In our first work, we propose an effective approach that scales concolic testing by incorporating
type-awareness in conventional concolic testing. Our experiments demonstrate that,
for a significant percentage of the functions, type-aware concolic testing generates a small
percentage (less than 5%) of the test cases as compared to conventional concolic testing. On
average, this approach achieves over 97% of line coverage and over 94% of branch coverage
for all the functions across all benchmarks. Our experimental results show that adapting
type-aware concolic testing is as effective as conventional concolic testing in detecting bugs
and achieving coverage, even with a small percentage of test cases.
Test synthesis to detect redundant traversal bugs
Test generation techniques like concolic testing focus on verifying the functional correctness
of the program.
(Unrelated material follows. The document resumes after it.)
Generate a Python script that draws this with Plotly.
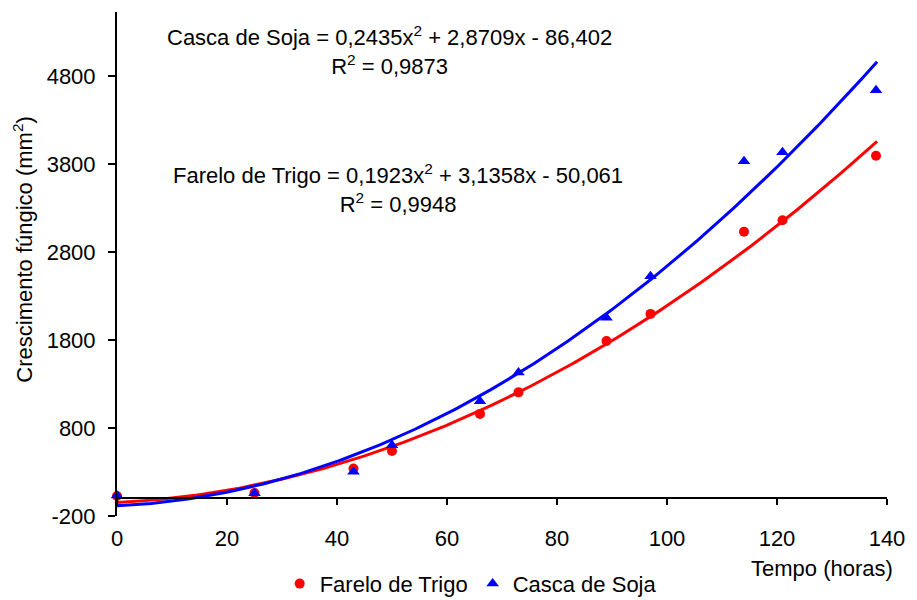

Producing correct results is not the only requirement of the program.
These results should also be achieved within budgeted time. Efficiency, another important
aspect of the program, can be validated with performance testing. Our second work focuses
on automated performance testing in the context of redundant traversal bugs. Such
bugs occur when program fragment performs repetitive and same computations across
loop iterations. Various static and dynamic analysis techniques have been proposed to detect
such bugs automatically. However, the effectiveness of dynamic analyses is dependent
on input test cases, and static analyses are less useful in validating the presence of this
problem.
We propose an approach to generate tests for exposing redundant traversal of loops automatically.
Our experiments reveal the effectiveness of the proposed approach in generating
224 tests that reveal 46 bugs across seven libraries, including 34 previously unknown
bugs. The tests generated using our approach significantly outperform the randomly generated
tests in their ability to expose the inefficiencies, demonstrating the usefulness of
our design.
Performance hints for stable multithreaded systems
Assuring correctness and efficiency of the sequential programs is easier as compared to
multithreaded programs. This is mainly because the execution of multithreaded programs
depends not only on the input but also on thread interleavings. Stable multithreaded
systems restrict the set of possible schedules such that schedule remains unaffected for the
given input, even with minor changes. This eases the process of bug reproduction and
thereby guaranteeing correctness. However, the determinism imposed in these systems
can potentially serialize the schedule resulting in performance degradation. Our third
work focuses on automatically deriving performance hints so that such serialization can
be avoided. Our experimental results demonstrate that we are able to reduce the overall
execution time of programs by up to 34% when compared to the execution time where
barriers are inserted manually. Moreover, we observe a performance improvement ranging
from 38% to 88% as compared to programs without barriers. Our experimental results
show that adapting PEGASUS to infer barriers for multiple versions of a source program is
seamless.
In this thesis, we motivate the problems mentioned above and discuss proposed solutions
in detail. We implement above ideas, develop research prototypes, and study them
on well known real-world programs. The ease in using these prototypes makes our proposed
approach a viable contribution in designing techniques to develop software tools.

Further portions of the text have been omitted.